Dominique Cardon
Culture numérique
Dominique Cardon, Culture numérique, Paris, Presses de Science po, 2019, 431 pages.
Dominique Cardon est sans conteste l’un des sociologues du numérique les plus pertinents de France. Après La démocratie Internet (2010) et À quoi rêvent les algorithmes (2015), deux ouvrages brefs et denses, il signe un livre beaucoup plus englobant et ambitieux, synthèse d’un cours dispensé au Collège universitaire de Science Po. Le terme de « culture numérique » annonce d’ailleurs la volonté de saisir une facette dominante de notre époque dans sa totalité, pour « tenter de comprendre ce que le numérique fait à nos sociétés et ce que nous faisons avec le numérique ».
Les deux premiers chapitres forment une fascinante histoire de l’informatique et d’Internet, étalée sur 120 pages. Le deuxième tiers de l’ouvrage (chapitres 3 et 4) permet à Cardon de présenter de manière synthétique son principal champ d’études, à savoir la participation multiforme des internautes dans l’espace numérique, à travers lesquelles se reconfigure la construction de l’identité, de la culture et du politique.
L’ouvrage se démarque par son ton très pédagogique et imagé. À la place de notes de bas de page, des références sont insérées à toutes les 10 pages environ, sous une rubrique « À lire, à voir, à écouter », dans laquelle on retrouve livres, articles scientifiques, mais aussi clips à consulter. Une formule très agréable que nos éditeurs québécois devraient certainement considérer.
Le grand intérêt de l’approche de Cardon est le soin et la considération avec lesquels il approche les pratiques des individus sur Internet. Toujours soutenu par des recherches sérieuses, ne cédant jamais à cette condescendance si courante dans les médias et dans les discours critiques du numérique, le sociologue se fait un point d’honneur de rendre respectueusement compte de la créativité des internautes.
Principale force de l’auteur, ce regard par le biais des pratiques constitue également sa principale faiblesse, en ce qu’elle le laisse mal outillé pour étudier les tensions structurelles qui traversent actuellement l’espace numérique. La table est pourtant bien mise en début d’ouvrage, lorsque Cardon présente de manière synthétique « deux modèles de production de la valeur » sur le Web : l’un génératif – celui des communs –, l’autre extractif – celui du marché.
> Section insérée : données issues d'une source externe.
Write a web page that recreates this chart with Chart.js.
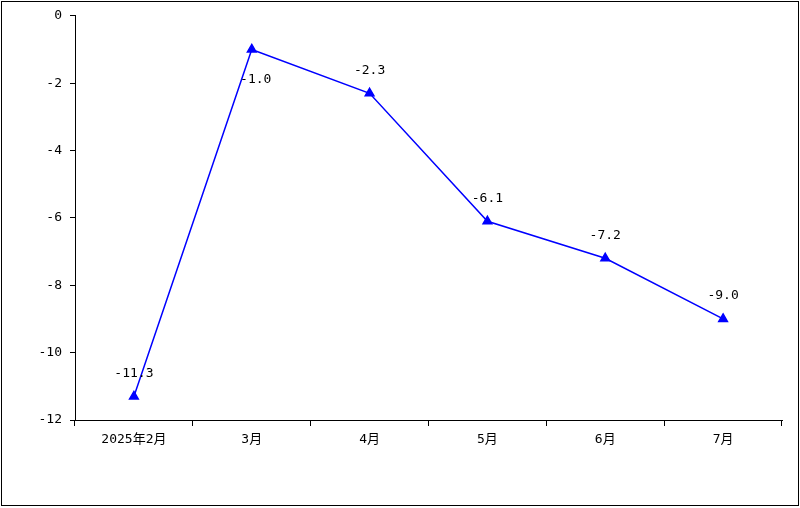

Hélas, le dernier tiers du livre, qui porte sur l’économie des plateformes, le big data et les algorithmes, déçoit. Les menaces sont bien cernées et quelques mesures législatives sont suggérées, mais au final, l’auteur ne semble jamais vraiment s’inquiéter : l’espace numérique demeurerait un lieu somme toute paisible. La conclusion du livre suggère que toutes les critiques à l’égard de « la grande aventure du numérique » relèvent d’une « nostalgie des premiers temps » quelque peu aristocratique, alors que finalement « le numérique est pluriel et n’appartient à personne ».
S’il est vrai qu’il faut savoir distinguer les paniques morales (telles que les fake news) des véritables menaces, on ne peut qu’être déçu de voir un chercheur si rigoureux passer outre des reculs majeurs dans l’écosystème du numérique : Spotify, Netflix, Facebook, les téléphones intelligents, tablettes et l’Internet des objets sont en rupture complète avec l’esprit participatif et ouvert du Web des « pionniers ». Le modèle extractif gagne rapidement du terrain ; la culture numérique si chère au sociologue pourrait s’avérer plus fragile qu’il le croit.